PROVIDED MATERIAL:
━━━━

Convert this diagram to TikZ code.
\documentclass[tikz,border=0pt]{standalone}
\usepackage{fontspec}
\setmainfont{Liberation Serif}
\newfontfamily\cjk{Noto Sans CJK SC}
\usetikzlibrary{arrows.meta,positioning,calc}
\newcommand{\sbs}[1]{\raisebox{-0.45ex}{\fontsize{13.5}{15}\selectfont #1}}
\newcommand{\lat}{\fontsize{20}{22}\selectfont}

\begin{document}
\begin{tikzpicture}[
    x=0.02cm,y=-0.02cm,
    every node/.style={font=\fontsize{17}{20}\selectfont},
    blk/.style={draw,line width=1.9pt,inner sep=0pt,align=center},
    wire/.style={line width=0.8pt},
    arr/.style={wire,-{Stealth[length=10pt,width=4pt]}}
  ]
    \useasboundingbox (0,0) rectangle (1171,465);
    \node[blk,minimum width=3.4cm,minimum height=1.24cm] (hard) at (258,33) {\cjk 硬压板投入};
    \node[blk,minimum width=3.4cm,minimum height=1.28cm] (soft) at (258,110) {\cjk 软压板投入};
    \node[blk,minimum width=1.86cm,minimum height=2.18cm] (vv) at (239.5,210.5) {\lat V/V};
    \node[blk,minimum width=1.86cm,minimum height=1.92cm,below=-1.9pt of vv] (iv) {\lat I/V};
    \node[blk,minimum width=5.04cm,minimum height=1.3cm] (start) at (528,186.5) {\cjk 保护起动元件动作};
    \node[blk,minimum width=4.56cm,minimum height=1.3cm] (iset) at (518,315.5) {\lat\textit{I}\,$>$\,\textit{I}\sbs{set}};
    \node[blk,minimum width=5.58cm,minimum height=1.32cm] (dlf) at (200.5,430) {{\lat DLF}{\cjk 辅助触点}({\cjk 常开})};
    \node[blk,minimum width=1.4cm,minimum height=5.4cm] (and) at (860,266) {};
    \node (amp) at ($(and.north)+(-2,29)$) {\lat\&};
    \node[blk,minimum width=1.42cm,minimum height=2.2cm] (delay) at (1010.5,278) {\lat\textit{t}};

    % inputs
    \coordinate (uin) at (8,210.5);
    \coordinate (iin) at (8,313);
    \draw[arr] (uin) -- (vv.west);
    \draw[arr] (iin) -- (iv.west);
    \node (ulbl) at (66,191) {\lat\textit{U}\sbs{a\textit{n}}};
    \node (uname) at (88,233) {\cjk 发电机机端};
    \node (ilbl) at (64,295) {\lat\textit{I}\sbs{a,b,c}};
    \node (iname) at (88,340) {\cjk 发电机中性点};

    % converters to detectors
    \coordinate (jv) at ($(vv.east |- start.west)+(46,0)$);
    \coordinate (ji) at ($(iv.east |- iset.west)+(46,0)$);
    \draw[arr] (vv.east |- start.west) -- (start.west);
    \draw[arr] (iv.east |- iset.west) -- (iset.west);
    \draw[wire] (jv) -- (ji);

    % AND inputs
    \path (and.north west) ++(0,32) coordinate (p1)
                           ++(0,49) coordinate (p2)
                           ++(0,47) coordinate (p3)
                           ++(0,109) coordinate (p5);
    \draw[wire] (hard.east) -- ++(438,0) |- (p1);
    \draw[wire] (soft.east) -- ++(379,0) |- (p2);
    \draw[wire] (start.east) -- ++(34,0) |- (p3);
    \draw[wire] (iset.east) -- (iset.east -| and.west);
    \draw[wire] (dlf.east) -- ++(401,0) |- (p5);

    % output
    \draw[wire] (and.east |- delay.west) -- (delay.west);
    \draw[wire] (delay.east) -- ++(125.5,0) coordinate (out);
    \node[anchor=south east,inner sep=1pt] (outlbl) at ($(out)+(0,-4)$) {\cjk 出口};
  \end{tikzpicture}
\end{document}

━━━━

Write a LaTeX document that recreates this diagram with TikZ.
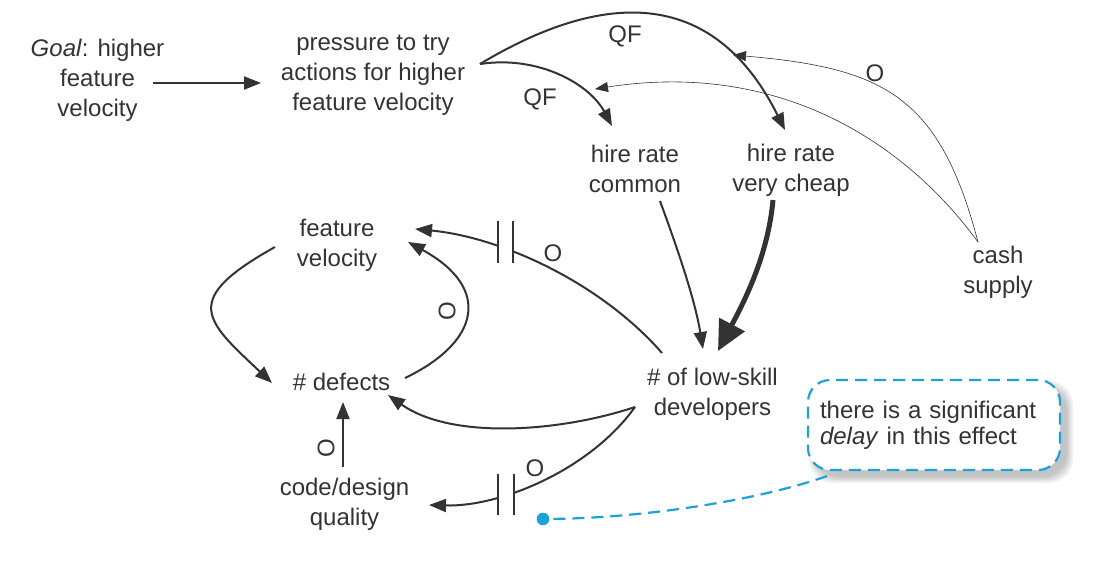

━━━━

AIM: Look through the data and show every line containing "this".

PROBLEM SOLUTION:
Convert this diagram to TikZ code.
Write a LaTeX document that recreates this diagram with TikZ.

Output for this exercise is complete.